The high-level duo of Tom Ross and Margaret Spellings, co-chairs last year of the Governor’s Commission on the Governance of Public Universities in North Carolina, issued some eight months ago a 153-page set of recommendations for reforming the way the university system is governed. Both Tom Ross and Margaret Spellings are past presidents of the UNC system, hounded out of office, incidentally, by increasingly conservative boards of governors put in place by the Republican bosses in the General Assembly. Turns out, of course, that their recommendations for reform to remove partisanship and increase diversity were akin to pissing into the wind. To suggest that the politicians should stay the hell away from boards of trustees and governors, when they had only just recently won enough control to punish the liberals in the classrooms -- that idea was dead abirthing. Increase diversity? Ross and Spellings actually used that word, which to Christian conservatives is evidence of a plot to turn every kid gay. So the Commission report disappeared from off the earth.

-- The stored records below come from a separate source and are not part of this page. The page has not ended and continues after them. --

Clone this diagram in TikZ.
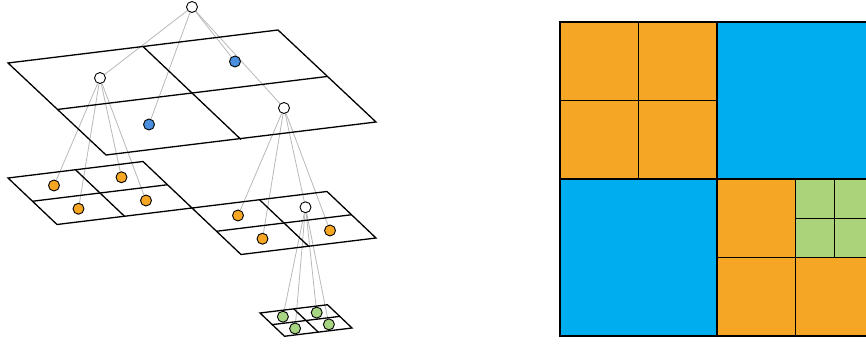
\documentclass[tikz,border=0pt]{standalone}
\usepackage{tikz}
\usetikzlibrary{backgrounds}
\definecolor{cellorange}{HTML}{F4A624}
\definecolor{cellblue}{HTML}{00ADEE}
\definecolor{cellgreen}{HTML}{ABD47A}
\definecolor{dotblue}{HTML}{4A8FDE}
\definecolor{dotorange}{HTML}{F5A623}
\definecolor{dotgreen}{HTML}{A8D582}

\begin{document}
\begin{tikzpicture}[
    x=1pt,y=-1pt,
    plane/.style={              % Outlines of the tree levels.
      draw,
      line width=1.3pt,
      line join=miter
    },
    vertex/.style={             % Tree nodes.
      circle,
      draw,
      fill=white,
      line width=0.9pt,
      minimum size=11pt,
      inner sep=0pt
    },
    link/.style={               % Parent to child edges.
      draw=black!28,
      line width=0.8pt
    },
    cell/.style={               % Squares of the flat subdivision.
      draw,
      line width=1.2pt
    }]

    \useasboundingbox (0,0) rectangle (866,344);

    % Draw the planes of the tree levels.
    \draw[plane] (8,63) -- (278,30) -- (376,122) -- (106,155) -- cycle;
    \draw[plane] (57,109.5) -- (327,76.5);
    \draw[plane] (143,46.5) -- (241,139.5);

    \draw[plane] (8,178) -- (143,161.5) -- (192,208) -- (57,224.5) -- cycle;
    \draw[plane] (32.5,201.25) -- (167.5,184.75);
    \draw[plane] (75.5,169.75) -- (124.5,216.25);

    \draw[plane] (192,208) -- (327,191.5) -- (376,238) -- (241,254.5) -- cycle;
    \draw[plane] (216.5,231.25) -- (351.5,214.75);
    \draw[plane] (259.5,199.75) -- (308.5,246.25);

    \draw[plane] (260,313) -- (327.5,304.75) -- (352,328) -- (284.5,336.25) -- cycle;
    \draw[plane] (272.25,324.625) -- (339.75,316.375);
    \draw[plane] (293.75,308.875) -- (318.25,332.125);

    % Place the tree nodes.
    \node[vertex] (root) at (192,7) {};
    \node[vertex] (n0) at (100,78) {};
    \node[vertex,fill=dotblue] (n1) at (235,61.5) {};
    \node[vertex,fill=dotblue] (n2) at (149,124.5) {};
    \node[vertex] (n3) at (284,108) {};

    \node[vertex,fill=dotorange] (n00) at (54,185.5) {};
    \node[vertex,fill=dotorange] (n01) at (121.5,177.25) {};
    \node[vertex,fill=dotorange] (n02) at (78.5,208.75) {};
    \node[vertex,fill=dotorange] (n03) at (146,200.5) {};

    \node[vertex,fill=dotorange] (n30) at (238,215.5) {};
    \node[vertex] (n31) at (305.5,207.25) {};
    \node[vertex,fill=dotorange] (n32) at (262.5,238.75) {};
    \node[vertex,fill=dotorange] (n33) at (330,230.5) {};

    \node[vertex,fill=dotgreen] (n310) at (282.9,316.7) {};
    \node[vertex,fill=dotgreen] (n311) at (316.7,312.6) {};
    \node[vertex,fill=dotgreen] (n312) at (295.1,328.5) {};
    \node[vertex,fill=dotgreen] (n313) at (328.9,324.4) {};

    % Connect each parent to its children.
    \begin{pgfonlayer}{background}
      \foreach \c in {n0,n1,n2,n3}
        \draw[link] (root) -- (\c);
      \foreach \c in {n00,n01,n02,n03}
        \draw[link] (n0) -- (\c);
      \foreach \c in {n30,n31,n32,n33}
        \draw[link] (n3) -- (\c);
      \foreach \c in {n310,n311,n312,n313}
        \draw[link] (n31) -- (\c);
    \end{pgfonlayer}

    % Flat view of the same subdivision.
    \draw[cell,fill=cellorange] (560,22) rectangle (638.5,100.5);
    \draw[cell,fill=cellorange] (638.5,22) rectangle (717,100.5);
    \draw[cell,fill=cellorange] (560,100.5) rectangle (638.5,179);
    \draw[cell,fill=cellorange] (638.5,100.5) rectangle (717,179);
    \draw[cell,fill=cellblue] (717,22) rectangle (874,179);
    \draw[cell,fill=cellblue] (560,179) rectangle (717,336);
    \draw[cell,fill=cellorange] (717,179) rectangle (795.5,257.5);
    \draw[cell,fill=cellgreen] (795.5,179) rectangle (834.75,218.25);
    \draw[cell,fill=cellgreen] (834.75,179) rectangle (874,218.25);
    \draw[cell,fill=cellgreen] (795.5,218.25) rectangle (834.75,257.5);
    \draw[cell,fill=cellgreen] (834.75,218.25) rectangle (874,257.5);
    \draw[cell,fill=cellorange] (717,257.5) rectangle (795.5,336);
    \draw[cell,fill=cellorange] (795.5,257.5) rectangle (874,336);
\end{tikzpicture}
\end{document}
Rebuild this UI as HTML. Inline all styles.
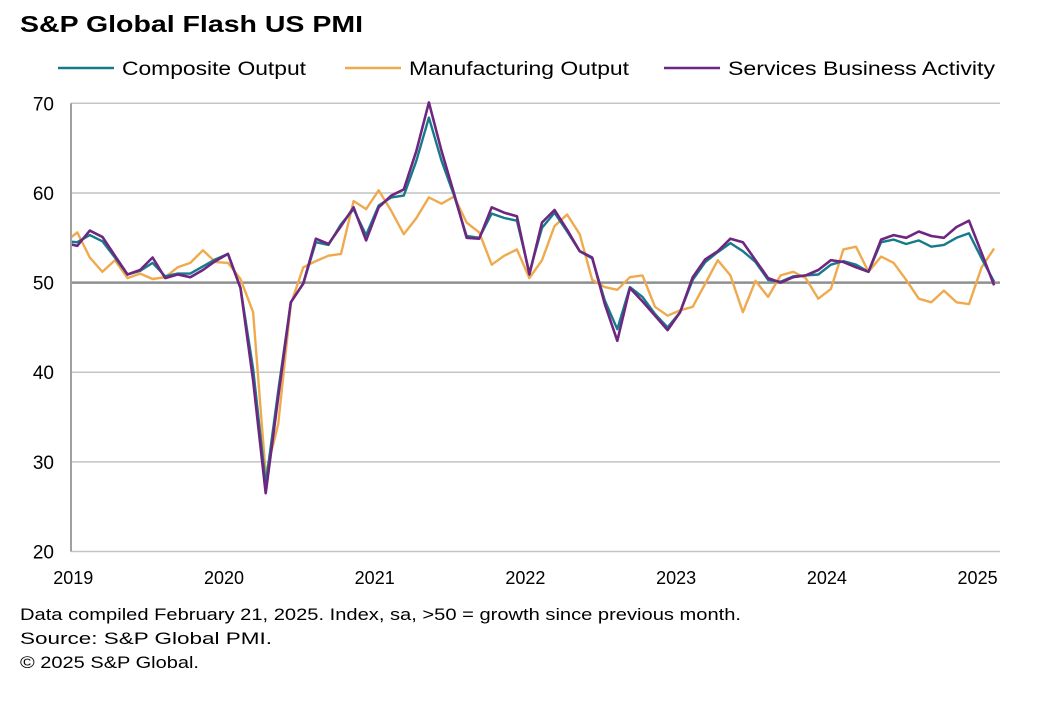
<!DOCTYPE html>
<html><head><meta charset="utf-8"><style>
body{margin:0;background:#fff;font-family:"Liberation Sans",Arial,sans-serif;}
svg{display:block}
</style></head><body>
<svg width="1048" height="703" viewBox="0 0 1048 703" xmlns="http://www.w3.org/2000/svg">
<text x="20" y="32" font-size="23" font-weight="bold" fill="#000" textLength="343" lengthAdjust="spacingAndGlyphs">S&amp;P Global Flash US PMI</text>
<g id="legend"></g>
<g id="grid"></g>
<defs><clipPath id="clip"><rect x="71" y="90" width="940" height="470"/></clipPath></defs>
<g id="series" clip-path="url(#clip)"></g>
<g id="axes"></g>
<text x="20" y="620" font-size="17" fill="#000" textLength="721" lengthAdjust="spacingAndGlyphs">Data compiled February 21, 2025. Index, sa, &gt;50 = growth since previous month.</text>
<text x="20" y="644" font-size="17" fill="#000" textLength="252" lengthAdjust="spacingAndGlyphs">Source: S&amp;P Global PMI.</text>
<text x="20" y="668" font-size="17" fill="#000" textLength="179" lengthAdjust="spacingAndGlyphs">© 2025 S&amp;P Global.</text>
</svg>
<script>
// Monthly values Dec 2018 .. Feb 2025
const composite = [54.6,54.5,55.3,54.6,52.8,50.9,51.3,52.2,50.7,51.0,51.0,51.8,52.6,53.2,49.4,40.4,27.5,37.9,47.8,49.9,54.5,54.2,56.5,58.2,55.3,58.6,59.5,59.7,63.6,68.4,63.6,59.7,55.2,55.0,57.7,57.2,56.9,51.1,56.1,57.8,55.7,53.5,52.7,48.0,44.8,49.5,48.4,46.5,45.0,46.7,50.3,52.3,53.4,54.4,53.5,52.3,50.3,50.1,50.7,50.8,50.9,52.0,52.4,52.0,51.2,54.5,54.8,54.3,54.7,54.0,54.2,55.0,55.5,52.7,50.1];
const manufacturing = [54.5,55.6,52.8,51.2,52.5,50.5,51.0,50.4,50.6,51.7,52.2,53.6,52.3,52.2,50.4,46.7,28.6,34.2,47.6,51.7,52.4,53.0,53.2,59.1,58.2,60.3,58.0,55.4,57.2,59.5,58.8,59.6,56.7,55.6,52.0,53.0,53.7,50.5,52.5,56.3,57.6,55.4,50.3,49.5,49.2,50.6,50.8,47.3,46.3,46.9,47.3,49.9,52.5,50.8,46.7,50.2,48.4,50.8,51.2,50.5,48.2,49.3,53.7,54.0,51.2,52.9,52.2,50.3,48.2,47.8,49.1,47.8,47.6,51.7,53.8];
const services = [54.4,54.1,55.8,55.1,53.0,50.9,51.4,52.8,50.5,50.9,50.6,51.4,52.4,53.2,49.4,39.1,26.5,37.2,47.8,49.9,54.9,54.3,56.3,58.4,54.7,58.4,59.7,60.4,64.7,70.1,64.7,59.9,55.0,54.9,58.4,57.8,57.4,50.9,56.7,58.1,55.9,53.5,52.8,47.6,43.5,49.4,47.9,46.3,44.7,46.7,50.6,52.6,53.5,54.9,54.5,52.5,50.5,50.0,50.6,50.8,51.4,52.5,52.3,51.7,51.2,54.8,55.3,55.0,55.7,55.2,55.0,56.2,56.9,53.3,49.7];
const yTicks = [20,30,40,50,60,70];
const yearLabels = ["2019","2020","2021","2022","2023","2024","2025"];
const seriesNames = ["Composite Output","Manufacturing Output","Services Business Activity"];
const colors = ["#167a8b","#f0aa4e","#6e2781"];

const NS="http://www.w3.org/2000/svg";
const X0=71, X1=1000, Y20=551.5, Y70=103.3;
const xScale = i => 64.7 + 12.56*i;      // i=0 -> Dec 2018
const yScale = v => Y20 - (v-20)*(Y20-Y70)/50;
function mk(tag, attrs, parent){const e=document.createElementNS(NS,tag);for(const k in attrs)e.setAttribute(k,attrs[k]);parent.appendChild(e);return e;}

const grid=document.getElementById('grid');
yTicks.forEach(t=>{
  const y=yScale(t);
  const ln=mk('line',{x1:X0,x2:X1,y1:y,y2:y,stroke:t===50?'#8f8f8f':'#c4c4c4','stroke-width':t===50?2.5:1.5},grid);
  
  
});
const axes=document.getElementById('axes');
const yax=mk('line',{x1:X0,x2:X0,y1:Y70,y2:Y20,stroke:'#a0a0a0','stroke-width':2},axes);


yTicks.forEach(t=>{
  const tx=mk('text',{x:54,y:yScale(t)+7,'font-size':19,'text-anchor':'end',fill:'#000'},axes);
  tx.textContent=t;
  
  
});
yearLabels.forEach((lab,j)=>{
  const tx=mk('text',{x:xScale(1+12*j)-4,y:584,'font-size':18,'text-anchor':'middle',fill:'#000'},axes);
  tx.textContent=lab;
  
  
});

const sg=document.getElementById('series');
[manufacturing,composite,services].forEach((arr,idx)=>{
  const ci=[1,0,2][idx];
  const pts=arr.map((v,i)=>xScale(i).toFixed(1)+','+yScale(v).toFixed(1)).join(' ');
  const pl=mk('polyline',{points:pts,fill:'none',stroke:colors[ci],'stroke-width':ci===2?2.6:2.4,'stroke-linejoin':'round'},sg);
  
  
});

const lg=document.getElementById('legend');
const lx=[58,345,664];
const lw=[184,220,267];
seriesNames.forEach((n,i)=>{
  const l=mk('line',{x1:lx[i],x2:lx[i]+56,y1:68,y2:68,stroke:colors[i],'stroke-width':2.5},lg);
  
  
  const t=mk('text',{x:lx[i]+64,y:75,'font-size':19.5,fill:'#000',textLength:lw[i],lengthAdjust:'spacingAndGlyphs'},lg);
  t.textContent=n;
  
  
});
</script>
</body></html>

So it's nice to hear that Ross and Spellings brought the whole topic up again. They talked about the dangers of vindictive partisanship in our colleges and universities during an online discussion organized by the nonprofit Coalition for Carolina. Then Joe Killian, writing about the on-line conversation for the NC Newsline, brought it to my attention.

Killian republished the Ross/Spellings report’s top-line recommendations (which get better toward the bottom):

Expand the UNC Board of Governors from 24 to 36 members – with 32 of them appointed and four standing members

Expand each campus board of trustees to 15 members

Allow the minority party of the General Assembly to appoint eight seats on the UNC Board of Governors

Reserve four seats on the board of governors and campus boards of trustees for the chairs of the faculty and staff assemblies

Mandate 16 of the board of governors’ members be appointed from eight designated parts of the state to promote geographic diversity on the board; the other 16 would be appointed at-large

Institute a one year “cooling off” period between serving in the General Assembly or being an active lobbyist and serving on the board of governors or a board of trustees

Create a new “Center for Higher Education” which would monitor the UNC Board of Governors and maintain a database of well-qualified candidates for appointment to the boards

The ruthlessness of the conservatives toward higher education -- when it's coupled in any way with progressive advocacy -- came to full flower in 2015 with the punishment of Gene Nichol, a distinguished faculty member in the Chapel Hill School of Law and past President of William and Mary College and a consistent critic of the Republican super-majority in the General Assembly. It's almost Putinesque how they targeted Nichol with specific poison pain, took away his Center for Poverty, Work, and Opportunity -- just shut it down because some politicos complained that Nichol was actively helping the poor with some kind of legal aide.

The conservatives are on a jihad to stamp out liberalism in higher education. They don't need no recommendations from over-educated bureaucrats.